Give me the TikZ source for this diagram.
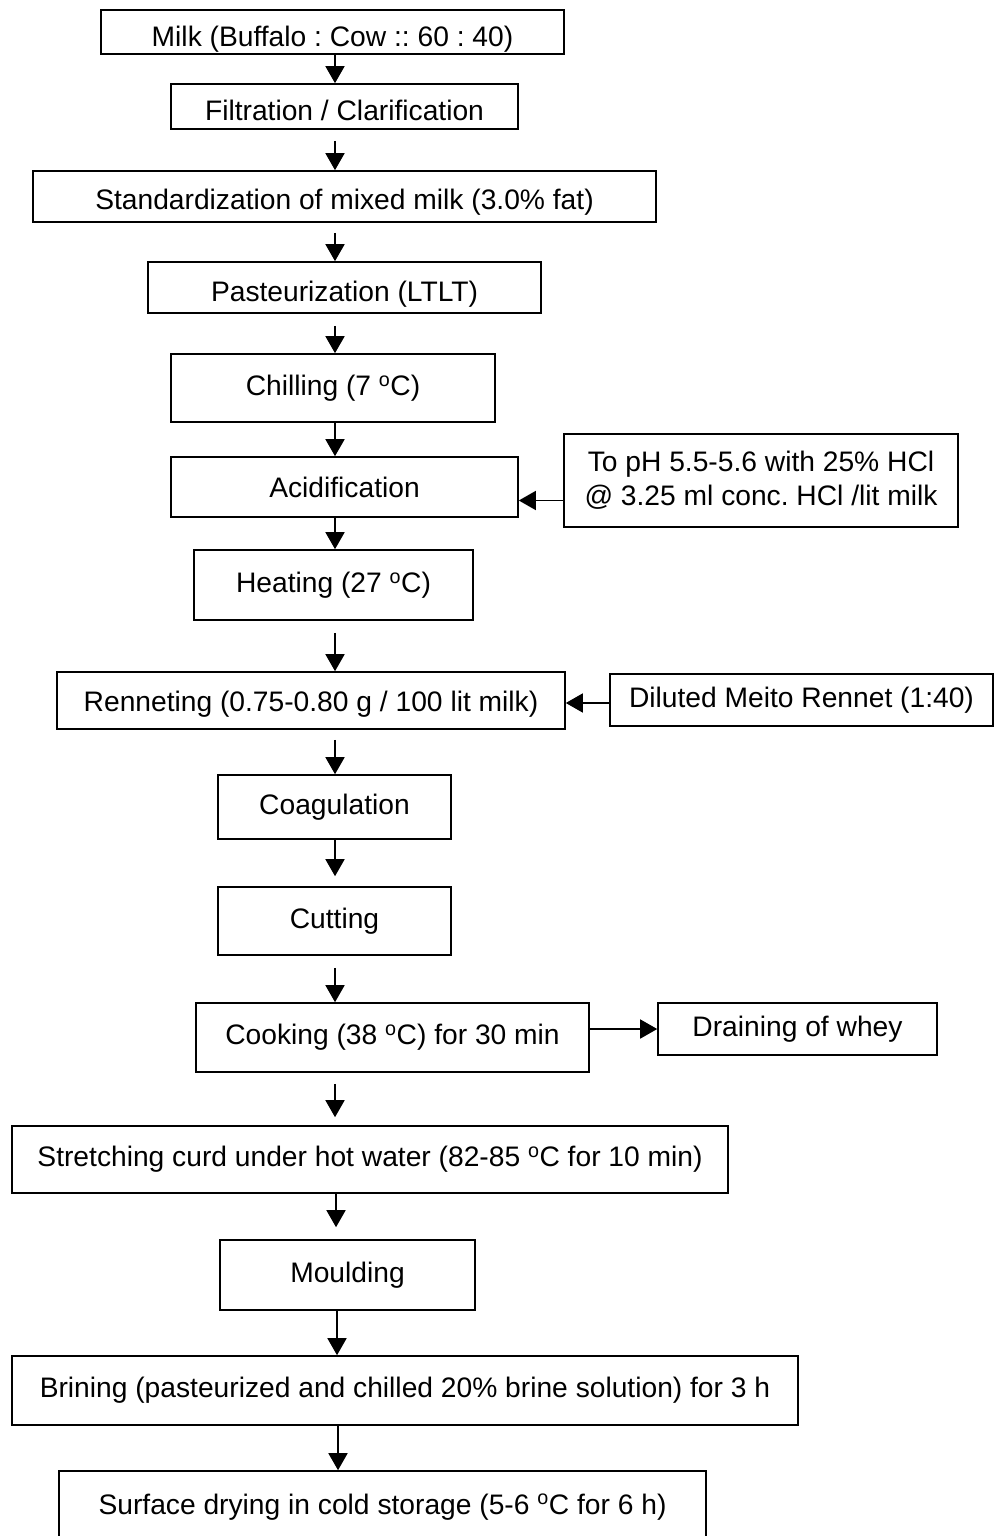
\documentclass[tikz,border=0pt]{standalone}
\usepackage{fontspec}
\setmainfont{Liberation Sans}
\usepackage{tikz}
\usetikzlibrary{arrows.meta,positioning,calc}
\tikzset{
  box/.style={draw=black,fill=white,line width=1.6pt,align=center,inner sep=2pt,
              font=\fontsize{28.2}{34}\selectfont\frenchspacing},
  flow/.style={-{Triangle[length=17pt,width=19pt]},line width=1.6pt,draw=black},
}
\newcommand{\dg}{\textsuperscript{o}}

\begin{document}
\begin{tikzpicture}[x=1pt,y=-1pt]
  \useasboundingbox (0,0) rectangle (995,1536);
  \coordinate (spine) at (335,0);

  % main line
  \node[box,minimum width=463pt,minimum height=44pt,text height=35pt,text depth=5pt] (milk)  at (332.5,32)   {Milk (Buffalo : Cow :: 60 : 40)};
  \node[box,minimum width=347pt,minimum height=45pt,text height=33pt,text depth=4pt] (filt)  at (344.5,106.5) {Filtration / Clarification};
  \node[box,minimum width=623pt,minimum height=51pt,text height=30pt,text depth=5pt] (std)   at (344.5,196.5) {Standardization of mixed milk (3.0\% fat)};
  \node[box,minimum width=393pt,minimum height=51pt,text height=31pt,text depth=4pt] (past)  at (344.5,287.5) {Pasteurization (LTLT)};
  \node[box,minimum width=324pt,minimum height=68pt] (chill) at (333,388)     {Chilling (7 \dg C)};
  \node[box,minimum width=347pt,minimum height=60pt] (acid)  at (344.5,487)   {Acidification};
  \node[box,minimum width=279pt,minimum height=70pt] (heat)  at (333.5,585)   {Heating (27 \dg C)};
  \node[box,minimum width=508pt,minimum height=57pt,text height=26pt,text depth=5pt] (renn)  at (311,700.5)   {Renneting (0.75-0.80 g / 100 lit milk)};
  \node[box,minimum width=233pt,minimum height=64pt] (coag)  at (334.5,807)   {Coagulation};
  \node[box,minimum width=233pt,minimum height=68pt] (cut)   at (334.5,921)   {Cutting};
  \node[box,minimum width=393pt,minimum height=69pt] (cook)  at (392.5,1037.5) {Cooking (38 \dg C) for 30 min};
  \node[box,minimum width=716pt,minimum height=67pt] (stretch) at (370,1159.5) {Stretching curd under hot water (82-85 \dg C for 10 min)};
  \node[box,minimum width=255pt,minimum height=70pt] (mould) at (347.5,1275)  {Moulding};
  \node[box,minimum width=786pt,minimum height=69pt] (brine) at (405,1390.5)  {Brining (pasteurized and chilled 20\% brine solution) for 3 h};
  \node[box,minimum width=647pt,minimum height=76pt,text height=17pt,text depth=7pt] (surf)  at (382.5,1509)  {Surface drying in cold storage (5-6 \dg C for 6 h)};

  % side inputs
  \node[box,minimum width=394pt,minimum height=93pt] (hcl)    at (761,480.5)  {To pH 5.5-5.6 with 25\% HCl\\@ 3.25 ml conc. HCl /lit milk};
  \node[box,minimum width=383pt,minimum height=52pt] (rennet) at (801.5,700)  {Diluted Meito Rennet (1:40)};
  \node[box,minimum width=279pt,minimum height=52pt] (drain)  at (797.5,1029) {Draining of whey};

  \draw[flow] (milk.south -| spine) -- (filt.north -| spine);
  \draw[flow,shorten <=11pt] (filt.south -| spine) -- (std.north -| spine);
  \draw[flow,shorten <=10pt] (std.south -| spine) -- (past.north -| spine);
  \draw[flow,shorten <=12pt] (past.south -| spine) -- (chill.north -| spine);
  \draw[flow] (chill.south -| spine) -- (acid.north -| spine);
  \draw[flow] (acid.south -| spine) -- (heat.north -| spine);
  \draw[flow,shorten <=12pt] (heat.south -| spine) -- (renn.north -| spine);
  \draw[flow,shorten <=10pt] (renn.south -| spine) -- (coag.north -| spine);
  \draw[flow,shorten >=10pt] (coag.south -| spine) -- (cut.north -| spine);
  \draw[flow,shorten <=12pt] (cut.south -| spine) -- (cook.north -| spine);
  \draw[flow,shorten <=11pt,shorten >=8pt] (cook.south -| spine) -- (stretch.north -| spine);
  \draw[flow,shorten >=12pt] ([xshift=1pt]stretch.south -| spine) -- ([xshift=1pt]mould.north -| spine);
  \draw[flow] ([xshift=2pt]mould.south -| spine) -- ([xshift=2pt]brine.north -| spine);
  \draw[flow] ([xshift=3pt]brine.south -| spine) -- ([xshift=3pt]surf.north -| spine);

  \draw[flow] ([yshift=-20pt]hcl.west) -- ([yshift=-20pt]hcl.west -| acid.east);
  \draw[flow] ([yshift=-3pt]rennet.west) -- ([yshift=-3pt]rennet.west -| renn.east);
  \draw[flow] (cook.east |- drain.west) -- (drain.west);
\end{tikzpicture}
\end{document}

What you are asked to do - Restate the data word for word from its first line through the line with "(spine) at (335,0);", leaving out any picture along the way.

Response to this task -
Give me the TikZ source for this diagram.
\documentclass[tikz,border=0pt]{standalone}
\usepackage{fontspec}
\setmainfont{Liberation Sans}
\usepackage{tikz}
\usetikzlibrary{arrows.meta,positioning,calc}
\tikzset{
  box/.style={draw=black,fill=white,line width=1.6pt,align=center,inner sep=2pt,
              font=\fontsize{28.2}{34}\selectfont\frenchspacing},
  flow/.style={-{Triangle[length=17pt,width=19pt]},line width=1.6pt,draw=black},
}
\newcommand{\dg}{\textsuperscript{o}}

\begin{document}
\begin{tikzpicture}[x=1pt,y=-1pt]
  \useasboundingbox (0,0) rectangle (995,1536);
  \coordinate (spine) at (335,0);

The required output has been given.